Engineering hepatocellular morphogenesis and function via ligand-presenting hydrogels with graded mechanical compliance.

In order to evaluate the sensitivity of hepatocellular cultures to variations in both substrate stiffness and bioactive ligand presentation, hepatocytes were cultured on differentially compliant polyacrylamide gel discs functionalized with varying amounts of the ECM ligand, fibronectin (FN). Subconfluent cell cultures were established in a multiwell plate format enabling the systematic evaluation of cellular response to both underlying substrate rigidity and substrate ligand concentration.
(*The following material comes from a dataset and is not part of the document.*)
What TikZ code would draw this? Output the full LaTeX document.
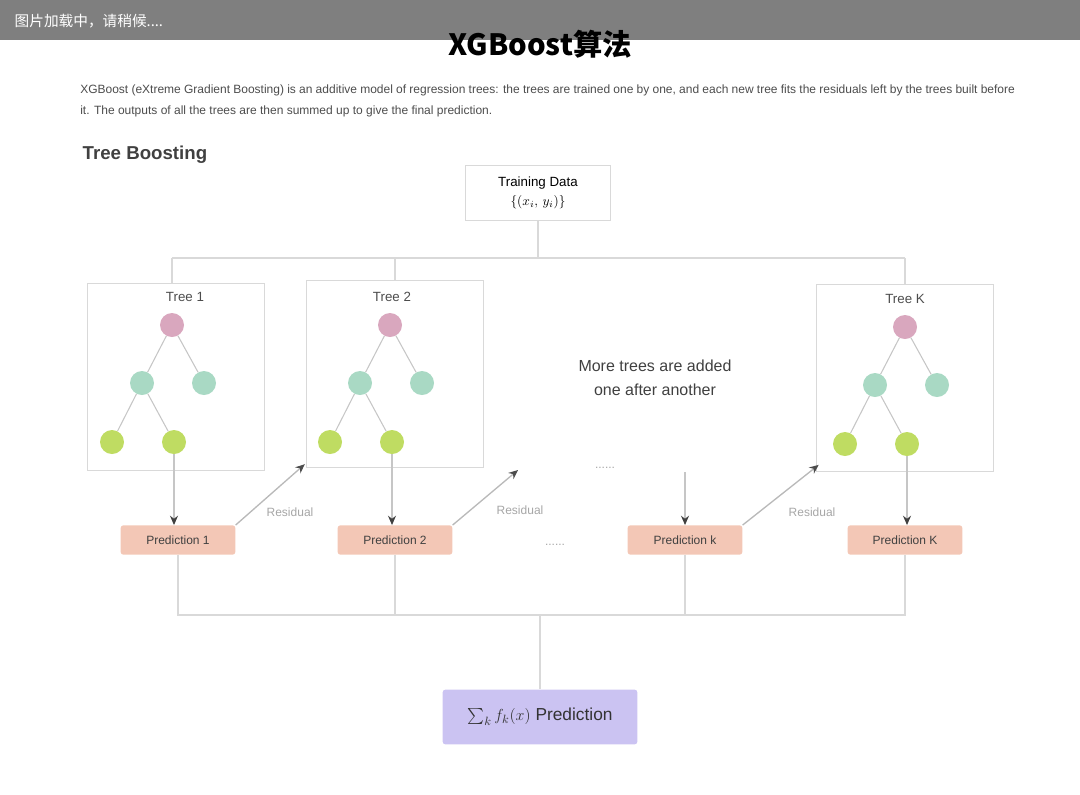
\documentclass[tikz,border=0pt]{standalone}
\usepackage{amsmath}
\usepackage{fontspec}
\setmainfont{Liberation Sans}
\newfontfamily\cjk{Noto Sans CJK SC}
\usetikzlibrary{arrows.meta}

\definecolor{rootc}{HTML}{D9A7BE}
\definecolor{midc}{HTML}{A9D9C4}
\definecolor{leafc}{HTML}{BFDC62}
\definecolor{predc}{HTML}{F3C7B6}
\definecolor{sumc}{HTML}{CBC3F2}

\begin{document}
\begin{tikzpicture}[x=0.75pt,y=-0.75pt,
    wire/.style={draw=gray!30, line width=1.5pt},
    feed/.style={draw=gray!45, line width=1pt, -{Stealth[length=7pt,width=6pt,black!75]}},
    resid/.style={draw=gray!55, line width=1pt, -{Stealth[length=7pt,width=6pt,black!70]}},
    treebox/.style={draw=gray!30, line width=1pt, minimum width=133pt, minimum height=140pt},
    treetitle/.style={text=black!70, font=\fontsize{10}{12}\selectfont},
    rootnode/.style={circle, fill=rootc, minimum size=18pt, inner sep=0pt},
    splitnode/.style={circle, fill=midc, minimum size=18pt, inner sep=0pt},
    leafnode/.style={circle, fill=leafc, minimum size=18pt, inner sep=0pt},
    edge/.style={draw=gray!45, line width=0.8pt},
    predbox/.style={fill=predc, rounded corners=2pt, minimum width=86pt, minimum height=22pt,
        text=black!75, font=\fontsize{9}{11}\selectfont},
    faint/.style={text=gray!70, font=\fontsize{9}{11}\selectfont}]

    \useasboundingbox (0,0) rectangle (1080,794);

    % title, under the loading banner
    \node[font=\cjk\bfseries\fontsize{22}{26}\selectfont] (title) at (540,44) {XGBoost算法};
    \fill[black, opacity=0.5] (0,0) rectangle (1080,40);
    \node[anchor=west, text=white, font=\cjk\fontsize{11}{13}\selectfont] (banner) at (10,21) {图片加载中，请稍候....};

    \node[anchor=north west, inner sep=0pt, text width=701pt, align=justify,
        font=\fontsize{9}{15.5}\selectfont, text=black!70] (intro) at (80,85)
        {XGBoost (eXtreme Gradient Boosting) is an additive model of regression trees: the trees are trained one by one,
        and each new tree fits the residuals left by the trees built before it. The outputs of all the trees are then summed up to give the final prediction.};

    \node[anchor=west, font=\bfseries\fontsize{14}{16}\selectfont, text=black!75] (head) at (78,155) {Tree Boosting};

    % data set
    \node[draw=gray!30, minimum width=109pt, minimum height=41pt, align=center,
        font=\fontsize{10}{14}\selectfont] (data) at (538,193) {Training Data\\$\{(x_i,\,y_i)\}$};

    \coordinate (busT) at (538,258);
    \coordinate (tA) at (172,258);
    \coordinate (tK) at (905,258);
    \draw[wire] (data) -- (busT);
    \draw[wire] (tA) -- (tK);

    % trees
    \node[treebox] (frameA) at (176,377) {};
    \node[treebox] (frameB) at (395,374) {};
    \node[treebox] (frameK) at (905,378) {};
    \draw[wire] (tA) -- (tA |- frameA.north);
    \draw[wire] (frameB.north |- tA) -- (frameB.north);
    \draw[wire] (tK) -- (frameK.north);

    \node[treetitle] (titleA) at (185,297) {Tree 1};
    \node[treetitle] (titleB) at (392,297) {Tree 2};
    \node[treetitle] (titleK) at (905,299) {Tree K};

    \foreach \t/\x/\y in {A/172/325, B/390/325, K/905/327} {
        \node[rootnode] (root\t) at (\x,\y) {};
        \node[splitnode] (n\t1) at (\x-30,\y+58) {};
        \node[splitnode] (n\t2) at (\x+32,\y+58) {};
        \node[leafnode] (l\t1) at (\x-60,\y+117) {};
        \node[leafnode] (l\t2) at (\x+2,\y+117) {};
        \draw[edge] (root\t) -- (n\t1);
        \draw[edge] (root\t) -- (n\t2);
        \draw[edge] (n\t1) -- (l\t1);
        \draw[edge] (n\t1) -- (l\t2);
    }

    \node[align=center, text=black!75, font=\fontsize{12}{18}\selectfont] (more) at (655,378)
        {More trees are added\\one after another};

    % predictions
    \node[predbox] (predA) at (178,540) {Prediction 1};
    \node[predbox] (predB) at (395,540) {Prediction 2};
    \node[predbox] (predC) at (685,540) {Prediction k};
    \node[predbox] (predK) at (905,540) {Prediction K};

    \draw[feed] (lA2) -- (lA2 |- predA.north);
    \draw[feed] (lB2) -- (lB2 |- predB.north);
    \draw[feed] (lK2) -- (lK2 |- predK.north);

    \node[faint] (dotsA) at (605,468) {......};
    \node[faint] (dotsB) at (555,545) {......};
    \coordinate (fromC) at (685,472);
    \draw[feed] (fromC) -- (predC);

    % residuals handed on to the next tree
    \coordinate (toC) at (518,470);
    \draw[resid, shorten >=16pt] (predA.north east) -- (lB1);
    \draw[resid] (predB.north east) -- (toC);
    \draw[resid, shorten >=16pt] (predC.north east) -- (lK1);
    \node[faint] (resA) at (290,512) {Residual};
    \node[faint] (resB) at (520,510) {Residual};
    \node[faint] (resC) at (812,512) {Residual};

    % sum of all trees
    \coordinate (bA) at (178,615);
    \coordinate (bK) at (905,615);
    \coordinate (bM) at (540,615);
    \draw[wire] (predA) -- (bA) -- (bK) -- (predK);
    \draw[wire] (predB) -- (predB |- bA);
    \draw[wire] (predC) -- (predC |- bA);

    \node[fill=sumc, rounded corners=2pt, minimum width=146pt, minimum height=41pt,
        font=\fontsize{13}{15}\selectfont, text=black!80] (final) at (540,717) {$\sum_k f_k(x)$ Prediction};
    \draw[wire] (bM) -- (final);
\end{tikzpicture}
\end{document}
Hepatocellular morphogenesis, regulated by a combination of both ligand density and substrate compliance, resulted in a broad spectrum of patterns of cellular reorganization and assembly ranging from highly two-dimensionally spread cells to highly compact, three-dimensional spheroids. Cell compaction was promoted by increasing levels of substrate mechanical compliance and generally inhibited by increasing concentrations of substrate-bound FN. We identified regimes of substrate compliance in which cells are highly responsive or relatively insensitive to the level of substrate-based ligands. For example, while FN presentation did not have a large impact on cell morphogenesis for cultures on highly compliant gels (G' = 1.9 kPa), hepatocytes on "firm" substrates of intermediate compliance (G' = 5.6 kPa) exhibited approximately a 2-fold increase in cell area between the highest and lowest FN concentrations used in this study. Further, we show that increasing substrate compliance at constant ligand concentration results in increased levels of liver-specific albumin secretion while increasing levels of FN at constant substrate rigidity yield reduced liver-specific functional activity. These substrate-elicited differences in cell function also coincided with analogous changes in the transcript levels of metabolic, growth-related, and liver-specific gene markers. Notably, these results also demonstrated that "firm" gel substrates elicit the most hepatocyte functional sensitivity to substrate-based FN presentation. Overall, our findings indicate that hepatocellular responsiveness to ligand concentration can be acutely regulated by gradation of substrate compliance, suggesting that concerted biochemical and biophysical design strategies may be critical toward the fabrication of hepatospecific biomaterials that effectively support desired levels of liver-specific function.